Re: [PATCH 2/2] md/cluster: fix deadlock when doing reshape job

"heming.zhao@xxxxxxxx" <heming.zhao@xxxxxxxx> · Tue, 10 Nov 2020 10:24:36 +0800

On 11/10/20 2:06 AM, Song Liu wrote:
> On Sun, Nov 8, 2020 at 6:02 PM heming.zhao@xxxxxxxx
> <heming.zhao@xxxxxxxx> wrote:
>>
>> Please note, I gave two solutions for this bug in cover-letter.
>> This patch uses solution 2. For detail, please check cover-letter.
>>
>> Thank you.
>>
> 
> [...]
> 
>>>
>>> How to fix:
>>>
>>> There are two sides to fix (or break the dead loop):
>>> 1. on sending msg side, modify lock_comm, change it to return
>>>      success/failed.
>>>      This will make mdadm cmd return error when lock_comm is timeout.
>>> 2. on receiving msg side, process_metadata_update need to add error
>>>      handling.
>>>      currently, other msg types won't trigger error or error doesn't need
>>>      to return sender. So only process_metadata_update need to modify.
>>>
>>> Ether of 1 & 2 can fix the hunging issue, but I prefer fix on both side.
>>>
> 
> Similar comments on how to make the commit log easy to understand.
> Besides that, please split the change into two commits, for fix #1 and #2
> respectively.
> 

My comment meaning is that solution 2 also has two sub-solutions: sending side or receiving side.
(but in fact, there are 3 sub-solutions: sending, receiving & both sides)

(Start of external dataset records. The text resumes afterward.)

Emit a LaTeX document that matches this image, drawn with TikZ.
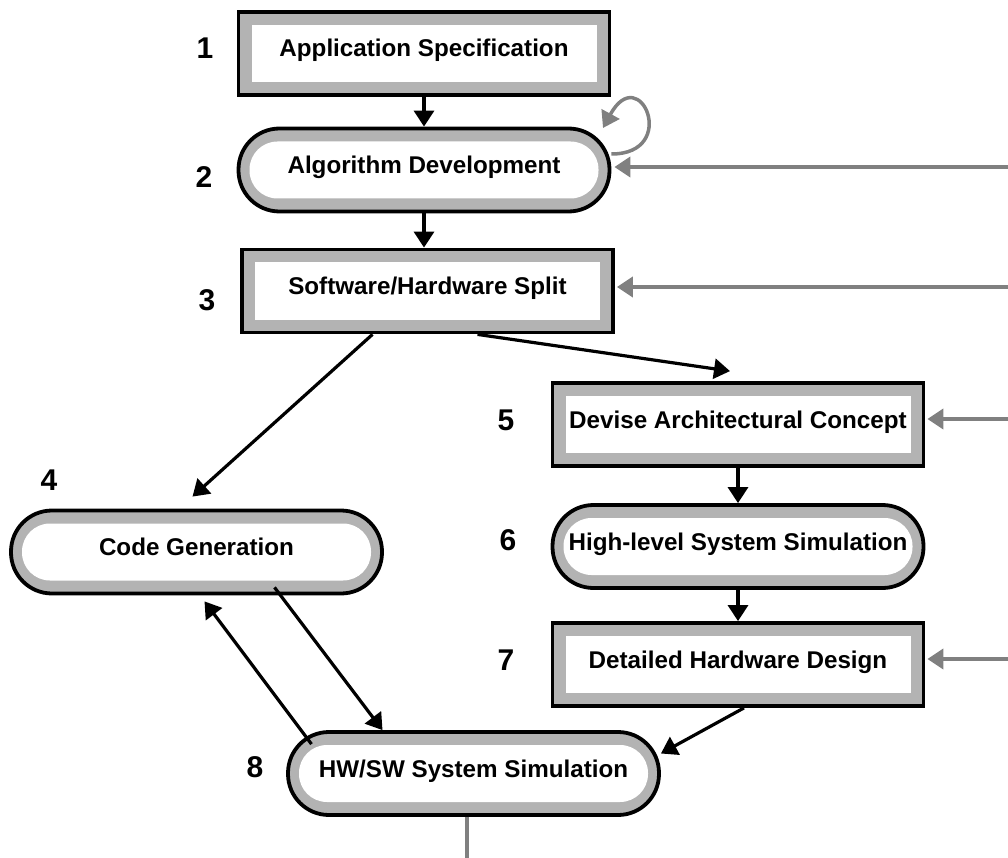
\documentclass[tikz,border=0pt]{standalone}
\usepackage{fontspec}
\setmainfont{Liberation Sans}
\usepackage{xcolor}
\usepackage{tikz}
\usetikzlibrary{arrows.meta, positioning, calc}

\definecolor{band}{HTML}{B3B3B3}
\definecolor{loopgray}{HTML}{808080}

\begin{document}
\begin{tikzpicture}[x=1pt, y=-1pt,
    stagebase/.style={draw=black, line width=3.8pt, fill=band,
        minimum width=371pt, minimum height=83pt, inner sep=0pt,
        font=\bfseries\fontsize{24.2}{28}\selectfont, text height=17pt, text depth=10pt},
    stagebox/.style={stagebase, rectangle,
        path picture={\fill[white] ([shift={(13pt,13pt)}]path picture bounding box.south west)
            rectangle ([shift={(-13pt,-13pt)}]path picture bounding box.north east);}},
    stageround/.style={stagebase, rectangle, rounded corners=41pt,
        path picture={\fill[white, rounded corners=28pt] ([shift={(11pt,13pt)}]path picture bounding box.south west)
            rectangle ([shift={(-11pt,-13pt)}]path picture bounding box.north east);}},
    stagenum/.style={font=\bfseries\fontsize{30}{34}\selectfont, inner sep=0pt},
    flow/.style={-{Triangle[length=16pt, width=20pt]}, line width=3.2pt, black},
    feedback/.style={-{Triangle[length=16pt, width=20pt]}, line width=4pt, loopgray}]

    % Page frame
    \useasboundingbox (0,0) rectangle (1008,858);

    % Stages
    \node[stagebox]   (spec)  at (424,53.5)  {Application Specification};
    \node[stageround] (algo)  at (424,170)   {Algorithm Development};
    \node[stagebox]   (split) at (427.5,291) {Software/Hardware Split};
    \node[stageround] (code)  at (196.5,552) {Code Generation};
    \node[stagebox]   (arch)  at (738,424.5) {Devise Architectural Concept};
    \node[stageround] (hlsim) at (738,546.5) {High-level System Simulation};
    \node[stagebox]   (hwdes) at (738,664.5) {Detailed Hardware Design};
    \node[stageround] (cosim) at (473.5,773.5) {HW/SW System Simulation};

    % Stage numbers
    \node[stagenum] (n1) at (205,48)  {1};
    \node[stagenum] (n2) at (204,177) {2};
    \node[stagenum] (n3) at (207,300) {3};
    \node[stagenum] (n4) at (49,480)  {4};
    \node[stagenum] (n5) at (506,420) {5};
    \node[stagenum] (n6) at (508,540) {6};
    \node[stagenum] (n7) at (506,660) {7};
    \node[stagenum] (n8) at (255,767) {8};

    % Main flow
    \draw[flow] (spec) -- (algo);
    \draw[flow] (algo.south) -- (algo.south |- split.north);
    \draw[flow] ([xshift=-55pt]split.south) -- ([xshift=-4pt,yshift=12pt]code.north);
    \draw[flow] ([xshift=50pt]split.south) -- ([xshift=-8pt,yshift=10pt]arch.north);
    \draw[flow] (arch) -- (hlsim);
    \draw[flow] (hlsim) -- (hwdes);
    \draw[flow] ([xshift=6pt]hwdes.south) -- ([yshift=20pt]cosim.east);
    \draw[flow] ([xshift=78pt,yshift=8pt]code.south) -- ([xshift=-91pt]cosim.north);
    \draw[flow] ([xshift=-162pt,yshift=-14pt]cosim.north) -- ([xshift=8pt,yshift=-6pt]code.south);

    % Feedback from the right edge
    \coordinate (r2) at (1008,167);
    \coordinate (r3) at (1008,287);
    \coordinate (r5) at (1008,419);
    \coordinate (r7) at (1008,659);
    \draw[feedback] (r2) -- ($(r2 -| algo.east)+(3,0)$);
    \draw[feedback] (r3) -- ($(r3 -| split.east)+(2,0)$);
    \draw[feedback] (r5) -- ($(r5 -| arch.east)+(2,0)$);
    \draw[feedback] (r7) -- ($(r7 -| hwdes.east)+(2,0)$);

    % Self loop on algorithm stage
    \coordinate (loopend) at (603,128);
    \draw[feedback, line width=3.5pt] ($(algo.east)+(0,-16)$) .. controls (680,154) and (640,60) .. (loopend);

    % Exit at the bottom
    \coordinate (b8) at (467,858);
    \draw[loopgray, line width=4pt] (b8 |- cosim.south) -- (b8);
\end{tikzpicture}
\end{document}
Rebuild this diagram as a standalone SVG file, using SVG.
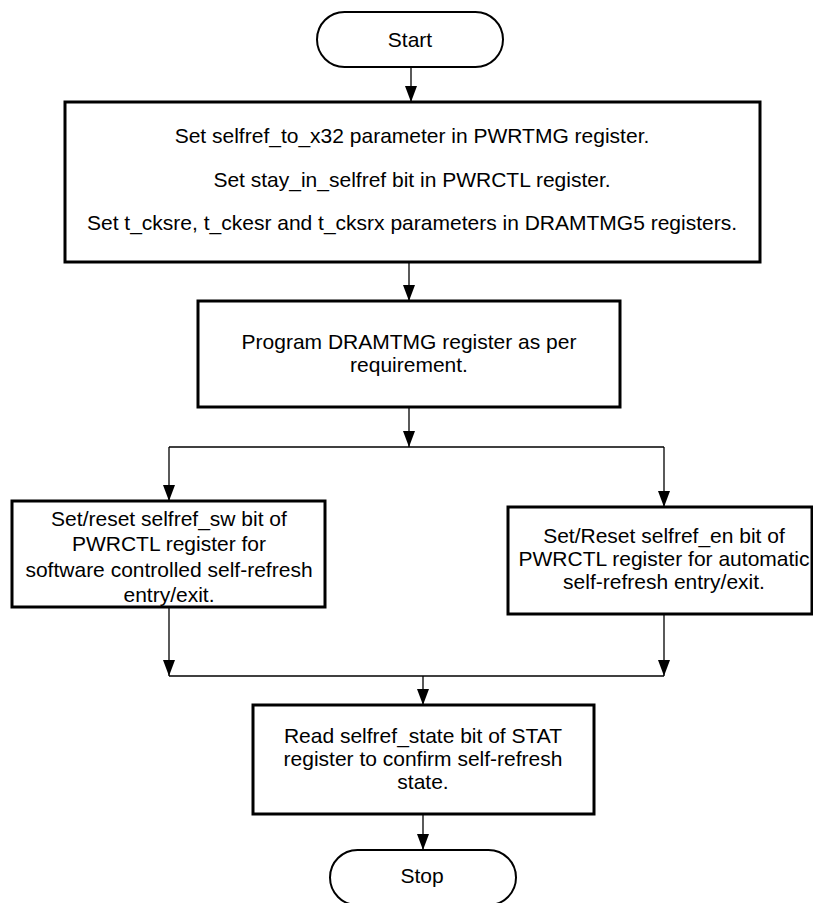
<svg xmlns="http://www.w3.org/2000/svg" width="813" height="903" viewBox="0 0 813 903">
<style>
.box{fill:#fff;stroke:#000;stroke-width:3}
.term{fill:#fff;stroke:#000;stroke-width:2}
.t{font-family:"Liberation Sans",Arial,sans-serif;font-size:21px;fill:#000;text-anchor:middle}
.c{fill:none;stroke:#000;stroke-width:1.3}
</style>
<defs>
<marker id="ah" markerWidth="16" markerHeight="12" refX="16" refY="6" orient="auto" markerUnits="userSpaceOnUse" viewBox="0 0 16 12">
<path d="M0,0 L16,6 L0,12 z" fill="#000"/>
</marker>
</defs>
<g id="connectors">
<line class="c" x1="411" y1="67" x2="411" y2="102" marker-end="url(#ah)"/>
<line class="c" x1="409" y1="262" x2="409" y2="301" marker-end="url(#ah)"/>
<line class="c" x1="409" y1="407" x2="409" y2="447" marker-end="url(#ah)"/>
<line class="c" x1="169" y1="447" x2="664" y2="447"/>
<line class="c" x1="169" y1="447" x2="169" y2="501" marker-end="url(#ah)"/>
<line class="c" x1="664" y1="447" x2="664" y2="507" marker-end="url(#ah)"/>
<line class="c" x1="169" y1="607" x2="169" y2="676" marker-end="url(#ah)"/>
<line class="c" x1="664" y1="614" x2="664" y2="676" marker-end="url(#ah)"/>
<line class="c" x1="169" y1="676" x2="664" y2="676"/>
<line class="c" x1="423" y1="676" x2="423" y2="705" marker-end="url(#ah)"/>
<line class="c" x1="423" y1="814" x2="423" y2="850" marker-end="url(#ah)"/>
</g>
<g id="start">
<rect class="term" x="317" y="12" width="186" height="55" rx="27.5" ry="27.5"/>
<text class="t" x="410" y="47">Start</text>
</g>
<g id="box1">
<rect class="box" x="65" y="102" width="695" height="160"/>
<text class="t" x="412" y="143">Set selfref_to_x32 parameter in PWRTMG register.</text>
<text class="t" x="412" y="187">Set stay_in_selfref bit in PWRCTL register.</text>
<text class="t" x="412" y="230">Set t_cksre, t_ckesr and t_cksrx parameters in DRAMTMG5 registers.</text>
</g>
<g id="box2">
<rect class="box" x="198" y="301" width="422" height="106"/>
<text class="t" x="409" y="349">Program DRAMTMG register as per</text>
<text class="t" x="409" y="372">requirement.</text>
</g>
<g id="box3">
<rect class="box" x="12" y="501" width="313" height="106"/>
<text class="t" x="169" y="526">Set/reset selfref_sw bit of</text>
<text class="t" x="169" y="551">PWRCTL register for</text>
<text class="t" x="169" y="577">software controlled self-refresh</text>
<text class="t" x="169" y="602">entry/exit.</text>
</g>
<g id="box4">
<rect class="box" x="508" y="507" width="304" height="107"/>
<text class="t" x="664" y="543">Set/Reset selfref_en bit of</text>
<text class="t" x="664" y="566">PWRCTL register for automatic</text>
<text class="t" x="664" y="589">self-refresh entry/exit.</text>
</g>
<g id="box5">
<rect class="box" x="253" y="705" width="341" height="109"/>
<text class="t" x="423" y="743">Read selfref_state bit of STAT</text>
<text class="t" x="423" y="766">register to confirm self-refresh</text>
<text class="t" x="423" y="789">state.</text>
</g>
<g id="stop">
<rect class="term" x="330" y="850" width="186" height="55" rx="27.5" ry="27.5"/>
<text class="t" x="422" y="883">Stop</text>
</g>
</svg>
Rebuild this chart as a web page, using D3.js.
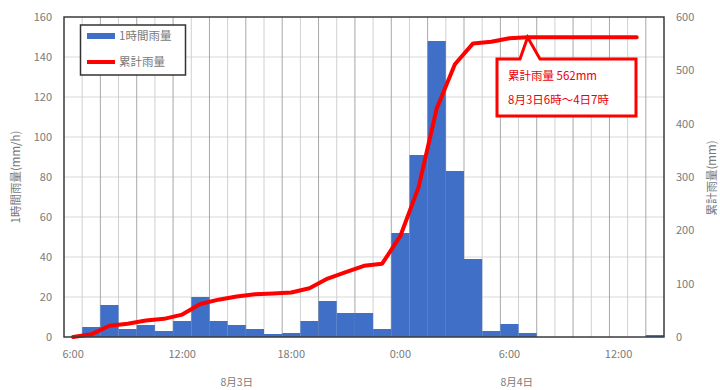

sending side, related with patch 2 functions: sendmsg & lock_comm
 (code flow: sendmsg => lock_comm)

receiving side, related with patch 2 functions: process_recvd_msg & process_metadata_update
 (code flow: process_recvd_msg => process_metadata_update)

To break any side waiting can break deadlock. In the patch 2, my fix is both sides.